Source code of charts
----

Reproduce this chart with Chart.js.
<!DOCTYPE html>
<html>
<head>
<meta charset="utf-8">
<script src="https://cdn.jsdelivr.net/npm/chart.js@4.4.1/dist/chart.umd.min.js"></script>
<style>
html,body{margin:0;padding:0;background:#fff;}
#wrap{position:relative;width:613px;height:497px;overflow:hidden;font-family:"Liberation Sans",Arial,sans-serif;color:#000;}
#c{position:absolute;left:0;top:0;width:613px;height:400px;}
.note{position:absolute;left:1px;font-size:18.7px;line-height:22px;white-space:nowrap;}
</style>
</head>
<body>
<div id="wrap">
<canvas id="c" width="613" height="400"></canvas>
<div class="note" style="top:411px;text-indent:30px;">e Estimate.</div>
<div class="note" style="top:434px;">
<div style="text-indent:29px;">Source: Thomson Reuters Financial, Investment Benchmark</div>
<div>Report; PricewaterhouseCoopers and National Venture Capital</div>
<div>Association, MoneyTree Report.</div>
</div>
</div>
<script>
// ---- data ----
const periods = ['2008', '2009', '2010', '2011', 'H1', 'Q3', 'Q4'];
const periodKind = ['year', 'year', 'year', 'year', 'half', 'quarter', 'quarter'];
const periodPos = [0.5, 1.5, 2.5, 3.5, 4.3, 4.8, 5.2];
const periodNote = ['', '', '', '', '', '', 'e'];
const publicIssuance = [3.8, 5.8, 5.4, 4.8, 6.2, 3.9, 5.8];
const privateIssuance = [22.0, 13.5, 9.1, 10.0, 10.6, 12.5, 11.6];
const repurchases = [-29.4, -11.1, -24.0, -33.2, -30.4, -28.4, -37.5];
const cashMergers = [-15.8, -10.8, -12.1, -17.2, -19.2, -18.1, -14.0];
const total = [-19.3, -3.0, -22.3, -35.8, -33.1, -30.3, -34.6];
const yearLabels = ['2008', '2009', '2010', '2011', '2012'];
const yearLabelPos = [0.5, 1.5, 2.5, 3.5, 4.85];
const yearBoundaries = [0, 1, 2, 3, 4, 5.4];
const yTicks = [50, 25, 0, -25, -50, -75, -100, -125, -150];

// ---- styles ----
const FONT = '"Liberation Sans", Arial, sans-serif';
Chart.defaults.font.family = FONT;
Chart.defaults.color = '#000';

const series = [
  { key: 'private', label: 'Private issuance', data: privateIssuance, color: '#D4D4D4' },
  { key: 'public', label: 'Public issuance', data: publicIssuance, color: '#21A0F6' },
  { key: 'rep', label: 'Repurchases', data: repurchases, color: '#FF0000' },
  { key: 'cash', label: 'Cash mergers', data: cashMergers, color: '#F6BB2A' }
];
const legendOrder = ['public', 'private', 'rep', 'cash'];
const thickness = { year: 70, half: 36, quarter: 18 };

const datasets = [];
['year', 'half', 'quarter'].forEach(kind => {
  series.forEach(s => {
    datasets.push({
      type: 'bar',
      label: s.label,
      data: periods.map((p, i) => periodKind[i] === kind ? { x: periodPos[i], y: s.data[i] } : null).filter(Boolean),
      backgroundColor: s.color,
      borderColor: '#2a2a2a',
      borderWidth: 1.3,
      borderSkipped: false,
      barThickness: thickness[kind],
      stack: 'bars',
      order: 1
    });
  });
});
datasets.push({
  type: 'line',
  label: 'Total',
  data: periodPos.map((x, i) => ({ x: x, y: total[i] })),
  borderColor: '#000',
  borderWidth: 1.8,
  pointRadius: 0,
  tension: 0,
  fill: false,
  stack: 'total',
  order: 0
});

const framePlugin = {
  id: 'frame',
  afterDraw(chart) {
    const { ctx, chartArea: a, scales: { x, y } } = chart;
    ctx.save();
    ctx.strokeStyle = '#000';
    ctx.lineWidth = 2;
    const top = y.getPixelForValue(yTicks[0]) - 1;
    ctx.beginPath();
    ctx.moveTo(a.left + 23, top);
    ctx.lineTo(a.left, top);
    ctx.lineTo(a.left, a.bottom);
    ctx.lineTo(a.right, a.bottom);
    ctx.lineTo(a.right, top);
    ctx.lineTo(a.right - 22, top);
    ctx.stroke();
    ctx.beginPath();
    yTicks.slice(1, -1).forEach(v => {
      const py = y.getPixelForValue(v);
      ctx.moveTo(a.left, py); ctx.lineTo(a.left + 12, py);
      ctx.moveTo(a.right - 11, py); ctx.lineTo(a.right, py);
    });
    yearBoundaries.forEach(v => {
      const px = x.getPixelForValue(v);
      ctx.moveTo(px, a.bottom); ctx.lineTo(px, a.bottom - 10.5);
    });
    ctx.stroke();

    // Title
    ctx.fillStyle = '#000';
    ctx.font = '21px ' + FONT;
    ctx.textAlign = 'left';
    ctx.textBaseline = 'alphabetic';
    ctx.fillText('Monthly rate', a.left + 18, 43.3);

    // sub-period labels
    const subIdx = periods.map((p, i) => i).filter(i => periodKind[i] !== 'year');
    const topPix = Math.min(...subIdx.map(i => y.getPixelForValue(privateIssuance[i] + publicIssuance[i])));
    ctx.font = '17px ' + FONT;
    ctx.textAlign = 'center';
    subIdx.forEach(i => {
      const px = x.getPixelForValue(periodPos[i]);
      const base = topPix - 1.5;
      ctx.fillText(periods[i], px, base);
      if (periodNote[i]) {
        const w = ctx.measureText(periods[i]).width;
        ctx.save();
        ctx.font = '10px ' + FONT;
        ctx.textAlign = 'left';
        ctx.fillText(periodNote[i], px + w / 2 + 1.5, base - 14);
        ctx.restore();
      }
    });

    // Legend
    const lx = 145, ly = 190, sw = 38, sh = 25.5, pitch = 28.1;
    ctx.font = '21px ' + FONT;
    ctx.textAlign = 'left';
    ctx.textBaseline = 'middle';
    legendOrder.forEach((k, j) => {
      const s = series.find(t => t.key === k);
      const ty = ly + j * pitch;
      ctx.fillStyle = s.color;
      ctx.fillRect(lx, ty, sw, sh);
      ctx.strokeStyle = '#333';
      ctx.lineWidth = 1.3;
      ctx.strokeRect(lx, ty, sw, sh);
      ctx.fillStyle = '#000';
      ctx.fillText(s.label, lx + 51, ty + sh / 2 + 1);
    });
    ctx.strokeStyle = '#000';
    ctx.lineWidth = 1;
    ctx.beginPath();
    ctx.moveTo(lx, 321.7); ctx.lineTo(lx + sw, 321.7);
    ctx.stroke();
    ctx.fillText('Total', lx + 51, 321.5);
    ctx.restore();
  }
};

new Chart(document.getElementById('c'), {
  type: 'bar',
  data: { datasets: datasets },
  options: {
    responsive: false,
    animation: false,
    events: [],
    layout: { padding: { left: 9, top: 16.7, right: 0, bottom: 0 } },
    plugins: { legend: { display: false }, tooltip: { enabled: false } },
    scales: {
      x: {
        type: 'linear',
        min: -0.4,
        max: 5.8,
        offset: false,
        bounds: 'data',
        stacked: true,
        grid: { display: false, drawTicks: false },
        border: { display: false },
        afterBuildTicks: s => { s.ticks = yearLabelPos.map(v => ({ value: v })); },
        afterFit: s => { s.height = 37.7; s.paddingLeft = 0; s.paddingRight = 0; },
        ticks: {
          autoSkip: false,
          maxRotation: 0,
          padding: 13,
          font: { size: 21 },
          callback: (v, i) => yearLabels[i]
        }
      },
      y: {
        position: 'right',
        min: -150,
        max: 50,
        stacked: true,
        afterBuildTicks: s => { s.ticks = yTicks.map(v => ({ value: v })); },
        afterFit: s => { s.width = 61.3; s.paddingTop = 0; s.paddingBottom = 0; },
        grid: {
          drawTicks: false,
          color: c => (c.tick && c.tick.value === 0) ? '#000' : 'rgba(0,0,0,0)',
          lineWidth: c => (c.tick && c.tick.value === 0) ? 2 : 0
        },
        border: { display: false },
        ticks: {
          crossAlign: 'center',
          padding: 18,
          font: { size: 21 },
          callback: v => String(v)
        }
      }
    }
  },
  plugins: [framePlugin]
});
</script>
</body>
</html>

----

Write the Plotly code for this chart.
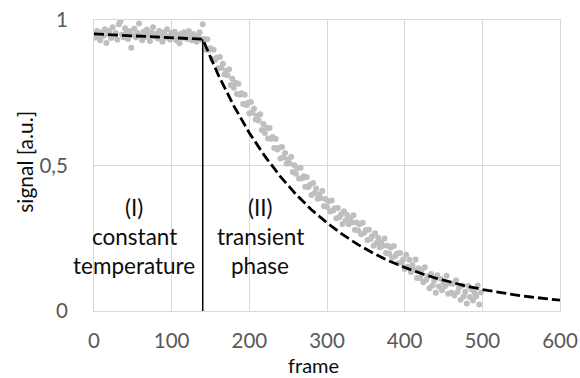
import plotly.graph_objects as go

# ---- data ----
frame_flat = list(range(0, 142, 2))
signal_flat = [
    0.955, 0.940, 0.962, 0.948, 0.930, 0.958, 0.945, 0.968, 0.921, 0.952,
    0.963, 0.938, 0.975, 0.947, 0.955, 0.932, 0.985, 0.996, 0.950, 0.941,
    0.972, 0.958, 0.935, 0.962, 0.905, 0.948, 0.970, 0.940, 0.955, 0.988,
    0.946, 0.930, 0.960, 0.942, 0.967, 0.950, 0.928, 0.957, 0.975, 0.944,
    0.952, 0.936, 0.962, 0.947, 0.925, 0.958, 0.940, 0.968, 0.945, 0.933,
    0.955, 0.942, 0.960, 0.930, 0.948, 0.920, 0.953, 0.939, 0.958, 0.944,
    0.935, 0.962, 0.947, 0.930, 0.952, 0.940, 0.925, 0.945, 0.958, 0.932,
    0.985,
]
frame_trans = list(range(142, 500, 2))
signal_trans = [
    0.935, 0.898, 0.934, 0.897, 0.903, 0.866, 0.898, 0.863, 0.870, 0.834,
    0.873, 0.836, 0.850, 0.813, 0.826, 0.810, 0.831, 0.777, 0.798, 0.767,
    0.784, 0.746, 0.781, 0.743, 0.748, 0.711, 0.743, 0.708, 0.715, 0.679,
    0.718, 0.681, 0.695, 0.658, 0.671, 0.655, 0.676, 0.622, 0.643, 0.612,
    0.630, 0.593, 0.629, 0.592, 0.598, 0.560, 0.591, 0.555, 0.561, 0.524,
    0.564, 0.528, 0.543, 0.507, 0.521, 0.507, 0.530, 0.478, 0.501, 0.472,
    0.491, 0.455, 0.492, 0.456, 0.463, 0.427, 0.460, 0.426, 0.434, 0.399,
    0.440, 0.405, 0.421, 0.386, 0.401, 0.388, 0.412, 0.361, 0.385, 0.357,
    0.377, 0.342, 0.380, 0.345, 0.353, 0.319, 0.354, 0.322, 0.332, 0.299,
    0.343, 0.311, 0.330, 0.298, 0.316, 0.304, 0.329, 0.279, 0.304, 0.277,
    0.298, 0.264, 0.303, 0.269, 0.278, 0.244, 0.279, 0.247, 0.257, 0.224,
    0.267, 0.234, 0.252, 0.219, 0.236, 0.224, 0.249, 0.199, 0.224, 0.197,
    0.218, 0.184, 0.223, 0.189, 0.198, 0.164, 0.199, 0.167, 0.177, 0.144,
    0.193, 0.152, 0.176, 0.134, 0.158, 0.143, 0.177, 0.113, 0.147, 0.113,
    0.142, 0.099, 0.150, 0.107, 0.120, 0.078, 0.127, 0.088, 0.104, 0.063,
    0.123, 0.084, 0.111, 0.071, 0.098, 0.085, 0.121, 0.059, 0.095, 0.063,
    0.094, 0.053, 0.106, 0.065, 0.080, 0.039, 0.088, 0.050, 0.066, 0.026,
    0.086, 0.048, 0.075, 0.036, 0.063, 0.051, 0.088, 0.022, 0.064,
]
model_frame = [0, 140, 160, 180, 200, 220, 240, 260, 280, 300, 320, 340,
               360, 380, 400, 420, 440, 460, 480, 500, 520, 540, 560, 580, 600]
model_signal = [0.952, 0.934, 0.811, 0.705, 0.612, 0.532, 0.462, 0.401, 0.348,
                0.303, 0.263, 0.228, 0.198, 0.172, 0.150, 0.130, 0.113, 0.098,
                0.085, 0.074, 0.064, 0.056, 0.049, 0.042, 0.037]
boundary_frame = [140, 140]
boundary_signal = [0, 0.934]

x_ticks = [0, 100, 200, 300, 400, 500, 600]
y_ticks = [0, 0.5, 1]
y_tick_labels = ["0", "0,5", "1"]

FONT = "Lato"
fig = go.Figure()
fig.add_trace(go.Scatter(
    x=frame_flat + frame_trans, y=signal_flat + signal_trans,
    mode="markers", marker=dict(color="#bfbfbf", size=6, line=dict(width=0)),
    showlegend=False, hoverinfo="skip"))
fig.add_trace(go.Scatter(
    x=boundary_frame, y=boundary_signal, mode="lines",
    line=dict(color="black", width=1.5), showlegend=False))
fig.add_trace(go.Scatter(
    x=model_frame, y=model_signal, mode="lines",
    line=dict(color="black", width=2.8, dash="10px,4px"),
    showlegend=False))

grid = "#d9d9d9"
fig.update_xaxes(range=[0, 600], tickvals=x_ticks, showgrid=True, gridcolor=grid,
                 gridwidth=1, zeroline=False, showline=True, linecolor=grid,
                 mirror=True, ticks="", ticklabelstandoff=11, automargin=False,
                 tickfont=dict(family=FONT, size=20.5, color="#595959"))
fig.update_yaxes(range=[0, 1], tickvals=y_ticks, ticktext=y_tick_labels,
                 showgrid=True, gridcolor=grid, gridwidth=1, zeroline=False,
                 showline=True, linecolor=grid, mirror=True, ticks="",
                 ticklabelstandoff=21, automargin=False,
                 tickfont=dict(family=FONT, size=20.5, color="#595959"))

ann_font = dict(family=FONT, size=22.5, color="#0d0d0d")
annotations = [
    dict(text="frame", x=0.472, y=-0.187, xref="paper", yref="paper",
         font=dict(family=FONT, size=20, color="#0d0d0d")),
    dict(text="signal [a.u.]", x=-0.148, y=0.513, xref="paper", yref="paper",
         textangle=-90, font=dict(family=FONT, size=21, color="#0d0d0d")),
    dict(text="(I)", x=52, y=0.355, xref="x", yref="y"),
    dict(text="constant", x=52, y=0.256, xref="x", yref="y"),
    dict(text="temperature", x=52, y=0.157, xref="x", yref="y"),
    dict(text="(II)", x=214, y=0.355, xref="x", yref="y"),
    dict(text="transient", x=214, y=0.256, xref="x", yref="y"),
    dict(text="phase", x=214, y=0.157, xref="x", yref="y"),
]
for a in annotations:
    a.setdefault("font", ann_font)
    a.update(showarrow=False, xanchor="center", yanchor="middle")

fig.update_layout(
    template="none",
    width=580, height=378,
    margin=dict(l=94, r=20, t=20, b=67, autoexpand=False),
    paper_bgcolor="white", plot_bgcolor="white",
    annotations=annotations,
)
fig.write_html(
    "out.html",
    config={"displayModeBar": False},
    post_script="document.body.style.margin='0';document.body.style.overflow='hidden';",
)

----

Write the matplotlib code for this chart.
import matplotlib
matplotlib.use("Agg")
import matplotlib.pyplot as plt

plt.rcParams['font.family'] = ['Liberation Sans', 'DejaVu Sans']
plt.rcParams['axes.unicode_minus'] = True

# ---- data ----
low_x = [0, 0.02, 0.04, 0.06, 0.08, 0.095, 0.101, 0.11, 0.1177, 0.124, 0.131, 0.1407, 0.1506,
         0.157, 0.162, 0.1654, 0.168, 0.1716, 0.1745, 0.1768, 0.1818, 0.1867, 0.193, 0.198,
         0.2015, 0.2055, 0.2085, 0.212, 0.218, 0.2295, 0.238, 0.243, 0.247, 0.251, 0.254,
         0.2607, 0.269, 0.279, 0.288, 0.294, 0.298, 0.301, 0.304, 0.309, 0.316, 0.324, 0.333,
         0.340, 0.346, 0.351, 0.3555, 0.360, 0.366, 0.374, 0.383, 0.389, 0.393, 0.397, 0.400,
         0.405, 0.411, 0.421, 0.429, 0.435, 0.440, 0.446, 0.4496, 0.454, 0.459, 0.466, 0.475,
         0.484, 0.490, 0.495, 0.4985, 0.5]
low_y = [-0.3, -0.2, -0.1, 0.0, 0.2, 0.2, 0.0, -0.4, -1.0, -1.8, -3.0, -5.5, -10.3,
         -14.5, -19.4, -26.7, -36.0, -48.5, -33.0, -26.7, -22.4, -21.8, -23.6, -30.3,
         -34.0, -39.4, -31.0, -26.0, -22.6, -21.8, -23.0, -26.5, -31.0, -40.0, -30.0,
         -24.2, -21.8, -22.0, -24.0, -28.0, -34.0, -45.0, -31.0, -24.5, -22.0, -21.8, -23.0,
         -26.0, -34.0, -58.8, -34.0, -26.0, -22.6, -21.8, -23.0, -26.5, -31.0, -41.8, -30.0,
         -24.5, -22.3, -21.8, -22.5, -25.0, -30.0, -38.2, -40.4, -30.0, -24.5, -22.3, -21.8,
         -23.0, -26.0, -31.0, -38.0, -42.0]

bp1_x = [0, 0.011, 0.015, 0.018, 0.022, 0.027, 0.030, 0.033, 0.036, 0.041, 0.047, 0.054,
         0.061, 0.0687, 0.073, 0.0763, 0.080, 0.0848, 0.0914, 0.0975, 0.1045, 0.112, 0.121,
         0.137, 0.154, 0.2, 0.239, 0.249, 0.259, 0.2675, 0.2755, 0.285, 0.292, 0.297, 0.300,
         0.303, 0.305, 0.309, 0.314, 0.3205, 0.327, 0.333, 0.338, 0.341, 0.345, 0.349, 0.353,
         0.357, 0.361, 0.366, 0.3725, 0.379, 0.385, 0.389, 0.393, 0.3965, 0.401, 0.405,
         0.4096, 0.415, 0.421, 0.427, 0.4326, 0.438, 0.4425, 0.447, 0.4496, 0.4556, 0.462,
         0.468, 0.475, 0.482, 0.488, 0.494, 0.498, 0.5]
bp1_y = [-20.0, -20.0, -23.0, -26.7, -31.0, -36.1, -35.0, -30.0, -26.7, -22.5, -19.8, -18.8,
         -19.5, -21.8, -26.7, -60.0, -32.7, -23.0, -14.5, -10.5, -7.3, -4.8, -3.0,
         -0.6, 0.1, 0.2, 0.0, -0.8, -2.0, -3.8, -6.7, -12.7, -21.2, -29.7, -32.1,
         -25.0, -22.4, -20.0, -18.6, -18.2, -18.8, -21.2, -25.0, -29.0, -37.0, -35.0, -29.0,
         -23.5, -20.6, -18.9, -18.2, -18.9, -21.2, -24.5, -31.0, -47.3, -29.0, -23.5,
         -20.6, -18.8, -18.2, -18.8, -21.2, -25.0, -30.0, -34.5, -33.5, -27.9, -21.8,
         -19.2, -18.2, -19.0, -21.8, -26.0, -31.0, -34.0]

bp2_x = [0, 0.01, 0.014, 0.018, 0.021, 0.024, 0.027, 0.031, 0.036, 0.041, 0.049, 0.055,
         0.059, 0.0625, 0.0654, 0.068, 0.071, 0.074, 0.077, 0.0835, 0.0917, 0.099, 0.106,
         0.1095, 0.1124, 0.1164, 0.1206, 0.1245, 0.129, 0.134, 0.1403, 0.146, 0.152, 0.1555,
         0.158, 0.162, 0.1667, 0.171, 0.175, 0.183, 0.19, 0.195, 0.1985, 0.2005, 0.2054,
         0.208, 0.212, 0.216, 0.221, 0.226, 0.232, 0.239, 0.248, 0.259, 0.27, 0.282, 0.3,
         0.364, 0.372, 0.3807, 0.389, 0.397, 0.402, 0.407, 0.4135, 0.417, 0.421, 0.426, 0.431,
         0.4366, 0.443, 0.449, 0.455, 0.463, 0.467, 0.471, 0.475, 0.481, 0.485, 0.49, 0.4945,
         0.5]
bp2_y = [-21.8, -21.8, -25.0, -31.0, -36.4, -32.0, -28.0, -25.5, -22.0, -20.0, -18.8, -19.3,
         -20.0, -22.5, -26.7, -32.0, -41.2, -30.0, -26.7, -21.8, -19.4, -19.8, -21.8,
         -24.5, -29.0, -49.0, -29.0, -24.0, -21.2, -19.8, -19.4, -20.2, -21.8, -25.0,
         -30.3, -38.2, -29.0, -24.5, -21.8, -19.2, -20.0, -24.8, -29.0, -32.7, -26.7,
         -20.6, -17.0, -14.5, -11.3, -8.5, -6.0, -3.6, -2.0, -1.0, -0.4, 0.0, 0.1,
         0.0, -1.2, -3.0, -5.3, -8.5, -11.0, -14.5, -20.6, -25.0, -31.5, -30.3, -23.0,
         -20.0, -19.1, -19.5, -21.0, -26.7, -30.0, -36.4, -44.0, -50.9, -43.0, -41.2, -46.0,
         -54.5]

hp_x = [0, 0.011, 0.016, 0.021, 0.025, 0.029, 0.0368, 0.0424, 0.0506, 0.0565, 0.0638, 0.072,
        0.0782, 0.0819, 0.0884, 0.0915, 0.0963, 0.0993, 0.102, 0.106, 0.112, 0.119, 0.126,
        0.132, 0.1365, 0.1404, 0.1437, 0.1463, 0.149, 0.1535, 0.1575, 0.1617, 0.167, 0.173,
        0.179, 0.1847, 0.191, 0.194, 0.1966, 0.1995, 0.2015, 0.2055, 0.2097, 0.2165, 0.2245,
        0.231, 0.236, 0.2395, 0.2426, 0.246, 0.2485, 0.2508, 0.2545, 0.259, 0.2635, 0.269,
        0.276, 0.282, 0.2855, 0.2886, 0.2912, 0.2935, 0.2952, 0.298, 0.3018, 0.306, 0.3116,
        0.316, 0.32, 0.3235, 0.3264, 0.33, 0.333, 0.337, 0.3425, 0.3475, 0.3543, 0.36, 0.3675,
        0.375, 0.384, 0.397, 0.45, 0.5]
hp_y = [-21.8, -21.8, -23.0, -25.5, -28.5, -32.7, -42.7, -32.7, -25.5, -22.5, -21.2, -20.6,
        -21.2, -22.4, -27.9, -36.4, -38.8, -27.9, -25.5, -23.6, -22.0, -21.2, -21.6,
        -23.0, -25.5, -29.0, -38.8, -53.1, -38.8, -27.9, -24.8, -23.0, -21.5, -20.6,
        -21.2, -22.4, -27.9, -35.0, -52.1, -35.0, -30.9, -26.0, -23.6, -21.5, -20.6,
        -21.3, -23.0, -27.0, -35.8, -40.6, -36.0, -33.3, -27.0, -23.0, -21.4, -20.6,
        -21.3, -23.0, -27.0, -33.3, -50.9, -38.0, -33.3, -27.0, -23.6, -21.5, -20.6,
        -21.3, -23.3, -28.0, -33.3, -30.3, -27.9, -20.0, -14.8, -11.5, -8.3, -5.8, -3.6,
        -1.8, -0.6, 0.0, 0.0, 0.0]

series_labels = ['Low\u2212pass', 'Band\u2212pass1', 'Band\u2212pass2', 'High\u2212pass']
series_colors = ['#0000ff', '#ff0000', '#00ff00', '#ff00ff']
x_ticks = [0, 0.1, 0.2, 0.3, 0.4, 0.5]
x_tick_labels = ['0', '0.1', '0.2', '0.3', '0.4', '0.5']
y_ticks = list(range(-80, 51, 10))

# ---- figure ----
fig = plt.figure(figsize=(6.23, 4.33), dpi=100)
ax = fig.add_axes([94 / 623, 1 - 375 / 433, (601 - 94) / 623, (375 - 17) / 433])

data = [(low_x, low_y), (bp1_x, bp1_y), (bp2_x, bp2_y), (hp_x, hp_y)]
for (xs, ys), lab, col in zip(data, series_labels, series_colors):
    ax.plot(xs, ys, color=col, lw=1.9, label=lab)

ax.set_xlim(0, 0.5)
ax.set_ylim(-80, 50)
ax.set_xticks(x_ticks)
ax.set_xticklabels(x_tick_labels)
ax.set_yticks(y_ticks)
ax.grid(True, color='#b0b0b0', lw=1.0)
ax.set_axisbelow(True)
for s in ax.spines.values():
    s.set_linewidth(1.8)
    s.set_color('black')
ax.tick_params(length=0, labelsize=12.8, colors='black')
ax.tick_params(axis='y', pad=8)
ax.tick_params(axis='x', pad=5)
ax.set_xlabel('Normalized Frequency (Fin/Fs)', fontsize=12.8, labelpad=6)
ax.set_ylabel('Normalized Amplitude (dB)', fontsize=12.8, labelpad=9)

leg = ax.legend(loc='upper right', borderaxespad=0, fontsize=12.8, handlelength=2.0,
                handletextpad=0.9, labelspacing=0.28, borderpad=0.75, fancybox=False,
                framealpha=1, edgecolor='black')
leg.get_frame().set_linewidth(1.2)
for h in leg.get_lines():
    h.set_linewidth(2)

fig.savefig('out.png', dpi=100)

----

- Written request: Copy the records above exactly, beginning at the line that contains "Write the matplotlib code for this chart." and stopping after the line that contains "-23.0, -26.0, -31.0, -38.0, -42.0]".

- Finished task:
Write the matplotlib code for this chart.
import matplotlib
matplotlib.use("Agg")
import matplotlib.pyplot as plt

plt.rcParams['font.family'] = ['Liberation Sans', 'DejaVu Sans']
plt.rcParams['axes.unicode_minus'] = True

# ---- data ----
low_x = [0, 0.02, 0.04, 0.06, 0.08, 0.095, 0.101, 0.11, 0.1177, 0.124, 0.131, 0.1407, 0.1506,
         0.157, 0.162, 0.1654, 0.168, 0.1716, 0.1745, 0.1768, 0.1818, 0.1867, 0.193, 0.198,
         0.2015, 0.2055, 0.2085, 0.212, 0.218, 0.2295, 0.238, 0.243, 0.247, 0.251, 0.254,
         0.2607, 0.269, 0.279, 0.288, 0.294, 0.298, 0.301, 0.304, 0.309, 0.316, 0.324, 0.333,
         0.340, 0.346, 0.351, 0.3555, 0.360, 0.366, 0.374, 0.383, 0.389, 0.393, 0.397, 0.400,
         0.405, 0.411, 0.421, 0.429, 0.435, 0.440, 0.446, 0.4496, 0.454, 0.459, 0.466, 0.475,
         0.484, 0.490, 0.495, 0.4985, 0.5]
low_y = [-0.3, -0.2, -0.1, 0.0, 0.2, 0.2, 0.0, -0.4, -1.0, -1.8, -3.0, -5.5, -10.3,
         -14.5, -19.4, -26.7, -36.0, -48.5, -33.0, -26.7, -22.4, -21.8, -23.6, -30.3,
         -34.0, -39.4, -31.0, -26.0, -22.6, -21.8, -23.0, -26.5, -31.0, -40.0, -30.0,
         -24.2, -21.8, -22.0, -24.0, -28.0, -34.0, -45.0, -31.0, -24.5, -22.0, -21.8, -23.0,
         -26.0, -34.0, -58.8, -34.0, -26.0, -22.6, -21.8, -23.0, -26.5, -31.0, -41.8, -30.0,
         -24.5, -22.3, -21.8, -22.5, -25.0, -30.0, -38.2, -40.4, -30.0, -24.5, -22.3, -21.8,
         -23.0, -26.0, -31.0, -38.0, -42.0]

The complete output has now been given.